Cover Story: You’re Trying Too Hard
Ralph, the main character, seems like just an awkward kid. The taped-together glasses were a bit over the top for his character, and he never once wears that kind of armor in this book. Also, I think they could have come up with a better title. Finally, this book’s page numbers were maddeningly in Roman numerals, which is hugely annoying for a guy like me who doesn’t use bookmarks.
Ralph’s parents have always insisted that Ralph never, ever, under any circumstances make a wish. Ever. He’s not even allowed to attend his own birthday party; the temptation of the candles would be too great. Ralph is so lonesome that he doesn’t play role playing games…he fantasizes that he could play them.
But all this changes during his teenage years, when his mysterious English aunt and uncle invite him to the UK to help set up their WiFi network. Soon Ralph discovers the secret behind his family’s wish prohibition, and the curse they all labor under. Ralph, along with his cousins Cecil, Daphne, and Beatrice, are soon sucked into another dimension, where wishes come true…but not how you’d expect.
Drinking Buddy: No
Ralph could have been an interesting character, all awkward and clumsy and likeable. But he was just kind of dull. The same goes for wealthy socialist Cecil, flighty little girl Daphne, and morose Beatrice. There was great potential for an incredible posse of adventurers, but in the end, they were about as well-developed as a per-generated D & D fighter.
Testosterone Level: Weird
The back cover promised killer bunny rabbits and bothersome bacteria. And it delivered. There were also buxom fairies, bored zombies, and talking whales. But everything felt disjointed. Why do the fish have words written on them? Why did Ralph’s aunt and uncle really invite him to England? What was up with that mile-high tree? As soon as something interesting happened, it vanished, never to be mentioned again. And the bloody combat adventuring scenes held all the excitement of a Road Runner cartoon. The main characters die and return to life so many times that it was tiresome.

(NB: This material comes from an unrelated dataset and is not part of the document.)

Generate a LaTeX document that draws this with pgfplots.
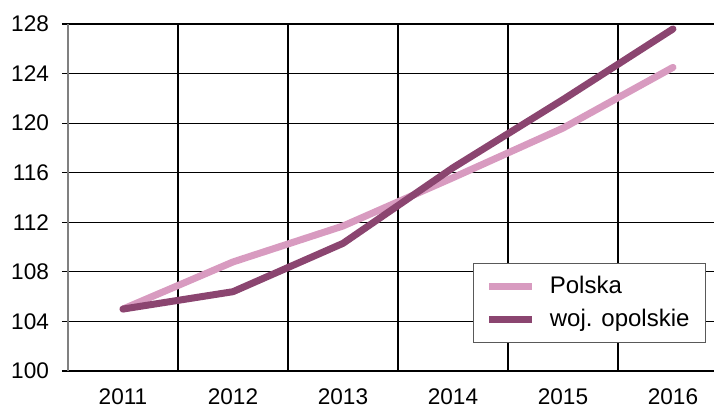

Finally, while there was no romance in this book, Ralph did play the knight in rusty armor to Beatrice more than a few times, causing great jealousy from another boy. And Daphne seemed to have a bit of a little-girl crush on Ralph. Which would all be cute and fine except EVERY SINGLE ONE OF THOSE PEOPLE ARE FIRST COUSINS.
Maybe the author was going for a Victorian vibe, but I just got creeped out when Ralph’s other aunt, in the guise of an evil witch, tore off his shirt and pants.
Talky Talk: Yeah…
It was a cute idea. Three kids, three wishes. Cecil, playing a Robin Hood type, liberating the enslaved fairies. Daphne, the fairy tale waif, escaping the Snow Queen. Beatrice, traveling to the underworld to meet her deceased birth mother. And Ralph, bumbling through on the sidelines like an extra unsure of his cues. It was a good idea, but too episodic. There were a more than a few chuckle out loud moments, but far too many confusing one-off characters and unresolved plot twists. I felt like I was reading chapters of good fan fiction from someone else’s universe.
Bonus Factor: Seen Narrator
This book is told from the third person, with the disembodied narrator spinning the tale. At first. Except you start to get the impression the narrator really does not like Ralph. The further you get into the book, the more personal things get. And no, this isn’t a surprise character making an appearance at the last minute. It’s truly the narrator, the guy telling the story. And he has it out for Ralph. He alters reality to screw with Ralph and to protect Beatrice. What’s up with that?
For once, the person who tells the story gets their own backstory.
Bromance Status: NPC
It was fun slaying dragons with you, but I don’t really need to relive the campaign. And the whole undead horse race thing seemed tacked on.
FTC full disclosure: I received neither money nor experience points for writing this review.